Singamas Shifts Focus To Container Leasing Amid Declining Sales


  • Singamas, the world’s fourth-largest container manufacturer, has announced plans to increase revenue from container leasing instead of box sales.
  • This strategic shift comes as liner operators seek greater flexibility in managing inventory amidst economic uncertainties and a tonnage overhang.
  • Despite a significant decline in net profit for 2023, Singamas observed healthy growth in income from container leasing, attributing it to more flexible production and timely delivery capabilities.
  • The company anticipates leasing operations to serve as a potential long-term growth driver, emphasizing its commitment to investing resources in this business segment.

Singamas, a prominent container manufacturer, has unveiled its strategy to prioritize revenue generation from container leasing over traditional box sales. This decision reflects the evolving needs of liner operators seeking enhanced flexibility in managing inventory amid prevailing economic uncertainties and surplus vessel capacity.

Financial Performance and Sales Decline

Singamas reported a substantial decline in net profit for 2023, plummeting by 60% year-on-year to $22.49 million. This downturn was primarily attributed to a significant decrease in sales volumes and revenue from box sales. Sales volumes declined to 106,000 TEU from 242,000 TEU in the previous year, accompanied by a 53% reduction in sales revenue to $352.19 million. The average selling price of a 20ft container also experienced a notable decline, contributing to the overall decrease in revenue.
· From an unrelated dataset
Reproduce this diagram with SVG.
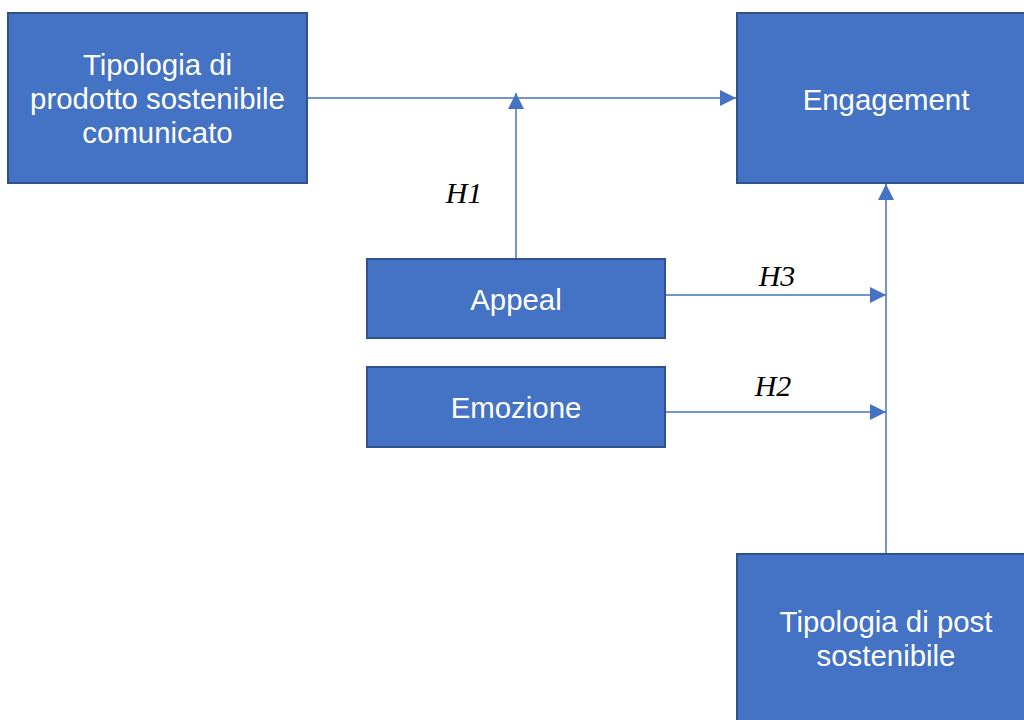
<svg xmlns="http://www.w3.org/2000/svg" width="1024" height="720" viewBox="0 0 1024 720">
<style>
.box{fill:#4472C4;stroke:#2F528F;stroke-width:2}
.lbl{font-family:"Liberation Sans",Arial,sans-serif;font-size:29.4px;fill:#fff;text-anchor:middle}
.h{font-family:"Liberation Serif","Times New Roman",serif;font-style:italic;font-size:30px;fill:#000;text-anchor:middle}
.c{stroke:#4472C4;stroke-width:1.5;fill:none}
</style>
<defs>
<marker id="ah2" viewBox="0 0 16 16" refX="16" refY="8" markerWidth="16" markerHeight="16" markerUnits="userSpaceOnUse" orient="auto">
<path d="M0,0 L16,8 L0,16 z" fill="#4472C4"/>
</marker>
</defs>
<rect width="1024" height="720" fill="#fff"/>
<g id="connectors">
<line class="c" x1="307" y1="98" x2="736" y2="98" marker-end="url(#ah2)"/>
<line class="c" x1="516" y1="259" x2="516" y2="93" marker-end="url(#ah2)"/>
<line class="c" x1="886" y1="554" x2="886" y2="184" marker-end="url(#ah2)"/>
<line class="c" x1="666" y1="295" x2="886" y2="295" marker-end="url(#ah2)"/>
<line class="c" x1="666" y1="412" x2="886" y2="412" marker-end="url(#ah2)"/>
</g>
<g id="n-prodotto">
<rect class="box" x="8" y="13" width="299" height="170"/>
<text class="lbl" x="157.5" y="75">Tipologia di</text>
<text class="lbl" x="157.5" y="109">prodotto sostenibile</text>
<text class="lbl" x="157.5" y="143">comunicato</text>
</g>
<g id="n-engagement">
<rect class="box" x="737" y="13" width="299" height="170"/>
<text class="lbl" x="886" y="110">Engagement</text>
</g>
<g id="n-appeal">
<rect class="box" x="367" y="259" width="298" height="79"/>
<text class="lbl" x="516" y="310">Appeal</text>
</g>
<g id="n-emozione">
<rect class="box" x="367" y="367" width="298" height="80"/>
<text class="lbl" x="516" y="418">Emozione</text>
</g>
<g id="n-post">
<rect class="box" x="737" y="554" width="299" height="180"/>
<text class="lbl" x="886" y="632">Tipologia di post</text>
<text class="lbl" x="886" y="666">sostenibile</text>
</g>
<g id="labels">
<text class="h" x="464" y="203">H1</text>
<text class="h" x="777" y="286">H3</text>
<text class="h" x="773" y="396">H2</text>
</g>
</svg>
Focus on Container Leasing

Despite the decline in traditional box sales, Singamas noted a remarkable 80% increase in income from container leasing, reaching $2.79 million in 2023. Singamas Chairman and CEO, Teo Siong Seng, highlighted the significant growth in the leasing business, attributing it to synergies with manufacturing operations and enhanced overall margins. The company’s manufacturing facilities enable flexible production and timely delivery of containers to leasing customers, allowing Singamas to capitalize on market opportunities effectively.

Long-Term Revenue Stability

Singamas emphasized the potential of container leasing operations as a long-term growth driver, citing the stability of revenue derived from long-term leasing arrangements spanning three to over ten years. Mr. Teo expressed confidence in the leasing business’s ability to generate relatively stable revenue amidst market fluctuations, indicating the company’s commitment to allocating additional resources to develop this segment further.

Market Outlook and Caution

While the Red Sea crisis has temporarily constrained vessel supply and maintained elevated freight rates, Mr. Teo exercised caution regarding container demand outlook for the current year. He highlighted the dependency of the dry freight container industry performance on global trade recovery and anticipated stimulus from new vessel deliveries. However, concerns over capacity overhang in the dry freight container market persist despite potential market stimuli.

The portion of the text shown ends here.